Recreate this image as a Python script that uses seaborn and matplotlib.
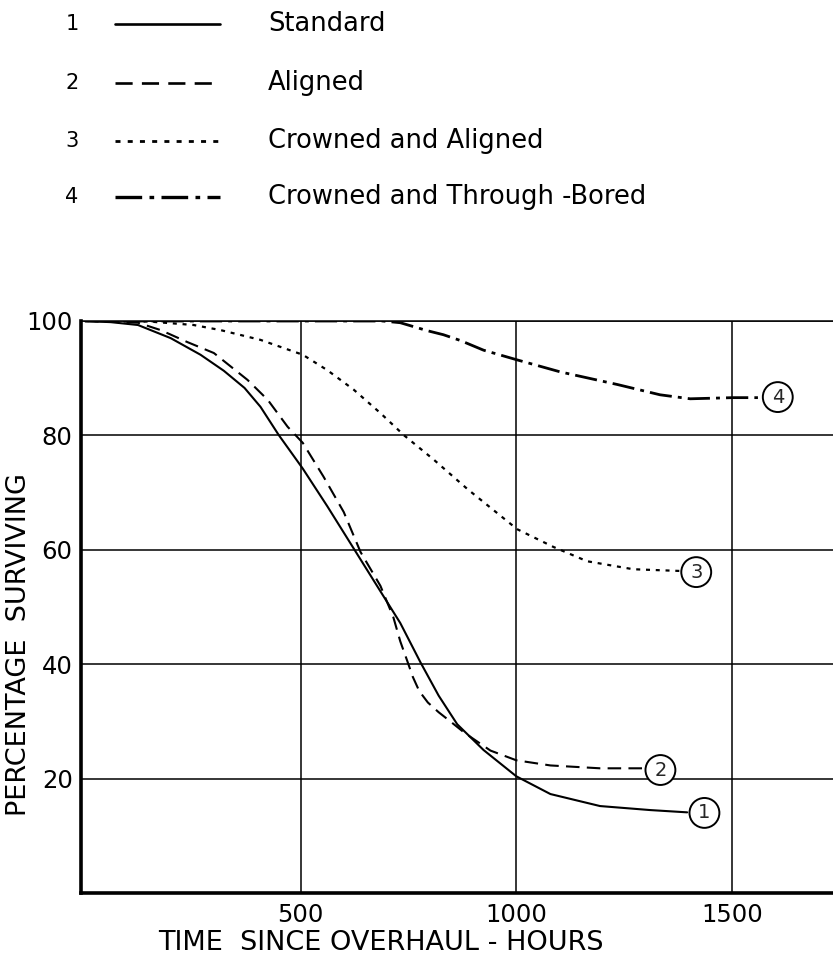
import numpy as np
import pandas as pd
import matplotlib
matplotlib.use("Agg")
import matplotlib.pyplot as plt
from matplotlib.lines import Line2D
import seaborn as sns

# ---- data ----
std_x = [0, 60, 123, 199, 268, 322, 370, 407, 449, 505, 562, 620, 692, 731, 778, 820, 863, 924, 1000, 1079, 1194, 1310, 1396]
std_y = [100, 99.8, 99.3, 97.0, 94.1, 91.3, 88.3, 85.0, 80.1, 74.2, 67.6, 60.6, 51.9, 47.2, 40.3, 34.5, 29.5, 25.0, 20.4, 17.3, 15.2, 14.5, 14.1]

ali_x = [0, 123, 176, 238, 299, 377, 424, 470, 505, 553, 600, 639, 685, 715, 731, 748, 760, 775, 795, 820, 847, 880, 940, 1000, 1079, 1194, 1294]
ali_y = [100, 99.7, 98.4, 96.3, 94.4, 89.7, 86.2, 81.5, 78.7, 72.8, 66.6, 59.6, 53.7, 48.2, 44.0, 40.4, 37.8, 35.3, 33.3, 31.6, 30.0, 28.0, 24.9, 23.2, 22.3, 21.8, 21.8]

cra_x = [0, 150, 252, 315, 407, 505, 562, 623, 685, 740, 808, 887, 1002, 1086, 1164, 1271, 1380]
cra_y = [100, 99.9, 99.3, 98.4, 96.7, 94.1, 91.4, 88.0, 83.9, 80.0, 75.8, 70.6, 63.6, 60.5, 58.0, 56.6, 56.3]

ctb_x = [0, 690, 731, 794, 831, 870, 924, 1002, 1102, 1234, 1333, 1403, 1502, 1560]
ctb_y = [100, 100, 99.7, 98.3, 97.6, 96.6, 94.9, 93.2, 91.1, 88.9, 87.1, 86.4, 86.6, 86.6]

series_names = ["Standard", "Aligned", "Crowned and Aligned", "Crowned and Through -Bored"]
series_nums = ["1", "2", "3", "4"]
label_x = [1436, 1334, 1417, 1606]
label_y = [14.0, 21.5, 56.1, 86.7]

x_ticks = [500, 1000, 1500]
y_ticks = [20, 40, 60, 80, 100]

# ---- styling ----
sns.set_theme(style="white")
plt.rcParams["font.family"] = ["DejaVu Sans"]

styles = [
    dict(lw=1.5, ls="-"),
    dict(lw=1.5, ls=(0, (6.5, 3.5))),
    dict(lw=1.6, ls=(0, (1.8, 2.6))),
    dict(lw=2.0, ls=(0, (8, 2.2, 1.4, 2.2))),
]

W, H = 833, 959
fig = plt.figure(figsize=(W / 100, H / 100), dpi=100)
fig.patch.set_facecolor("white")
ax = fig.add_axes([81 / W, 1 - 893 / H, (W - 81) / W, (893 - 321) / H])

frames = []
for name, xs, ys in zip(series_names, [std_x, ali_x, cra_x, ctb_x], [std_y, ali_y, cra_y, ctb_y]):
    frames.append(pd.DataFrame({"hours": xs, "pct": ys, "series": name}))
df = pd.concat(frames, ignore_index=True)

for name, st in zip(series_names, styles):
    sub = df[df["series"] == name]
    sns.lineplot(data=sub, x="hours", y="pct", ax=ax, color="black",
                 linewidth=st["lw"], linestyle=st["ls"], estimator=None, sort=False)

for num, lx, ly in zip(series_nums, label_x, label_y):
    ax.text(lx, ly, num, ha="center", va="center", fontsize=14,
            bbox=dict(boxstyle="circle,pad=0.28", fc="white", ec="black", lw=1.4), zorder=5)

ax.set_xlim(-9, 1734)
ax.set_ylim(0, 100)
ax.set_xticks(x_ticks)
ax.set_yticks(y_ticks)
ax.set_xticklabels([str(v) for v in x_ticks])
ax.set_yticklabels([str(v) for v in y_ticks])
ax.tick_params(axis="both", length=0, labelsize=17.5, colors="black")
ax.tick_params(axis="x", pad=7)
ax.tick_params(axis="y", pad=6)

ax.grid(True, color="black", linewidth=1.1)
ax.set_axisbelow(True)
for side in ["left", "bottom"]:
    ax.spines[side].set_linewidth(2.6)
    ax.spines[side].set_color("black")
ax.spines["top"].set_linewidth(1.1)
ax.spines["top"].set_color("black")
ax.spines["right"].set_visible(False)

ax.set_xlabel("TIME  SINCE OVERHAUL - HOURS", fontsize=19.5, color="black")
ax.set_ylabel("PERCENTAGE  SURVIVING", fontsize=19.5, color="black")
ax.xaxis.set_label_coords((381 - 81) / 752, (893 - 930) / 572)
ax.yaxis.set_label_coords((32 - 81) / 752, (893 - 645) / 572)

# ---- legend at the top ----
row_y = [24, 83, 141, 197]
for num, name, st, ry in zip(series_nums, series_names, styles, row_y):
    fy = 1 - ry / H
    fig.text(72 / W, fy, num, ha="center", va="center", fontsize=15, color="black")
    fig.add_artist(Line2D([115 / W, 220 / W], [fy, fy], color="black",
                          linewidth=st["lw"] + 0.4, linestyle=st["ls"], transform=fig.transFigure))
    fig.text(268 / W, fy, name, ha="left", va="center", fontsize=18.5, color="black")

fig.savefig("out.png", dpi=100, facecolor="white")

—————

Written problem:
Copy nothing but the lines from the top of the material through the line holding "86.4, 86.6, 86.6]", exactly as written; omit pictures.

Solution for this problem:
Recreate this image as a Python script that uses seaborn and matplotlib.
import numpy as np
import pandas as pd
import matplotlib
matplotlib.use("Agg")
import matplotlib.pyplot as plt
from matplotlib.lines import Line2D
import seaborn as sns

# ---- data ----
std_x = [0, 60, 123, 199, 268, 322, 370, 407, 449, 505, 562, 620, 692, 731, 778, 820, 863, 924, 1000, 1079, 1194, 1310, 1396]
std_y = [100, 99.8, 99.3, 97.0, 94.1, 91.3, 88.3, 85.0, 80.1, 74.2, 67.6, 60.6, 51.9, 47.2, 40.3, 34.5, 29.5, 25.0, 20.4, 17.3, 15.2, 14.5, 14.1]

ali_x = [0, 123, 176, 238, 299, 377, 424, 470, 505, 553, 600, 639, 685, 715, 731, 748, 760, 775, 795, 820, 847, 880, 940, 1000, 1079, 1194, 1294]
ali_y = [100, 99.7, 98.4, 96.3, 94.4, 89.7, 86.2, 81.5, 78.7, 72.8, 66.6, 59.6, 53.7, 48.2, 44.0, 40.4, 37.8, 35.3, 33.3, 31.6, 30.0, 28.0, 24.9, 23.2, 22.3, 21.8, 21.8]

cra_x = [0, 150, 252, 315, 407, 505, 562, 623, 685, 740, 808, 887, 1002, 1086, 1164, 1271, 1380]
cra_y = [100, 99.9, 99.3, 98.4, 96.7, 94.1, 91.4, 88.0, 83.9, 80.0, 75.8, 70.6, 63.6, 60.5, 58.0, 56.6, 56.3]

ctb_x = [0, 690, 731, 794, 831, 870, 924, 1002, 1102, 1234, 1333, 1403, 1502, 1560]
ctb_y = [100, 100, 99.7, 98.3, 97.6, 96.6, 94.9, 93.2, 91.1, 88.9, 87.1, 86.4, 86.6, 86.6]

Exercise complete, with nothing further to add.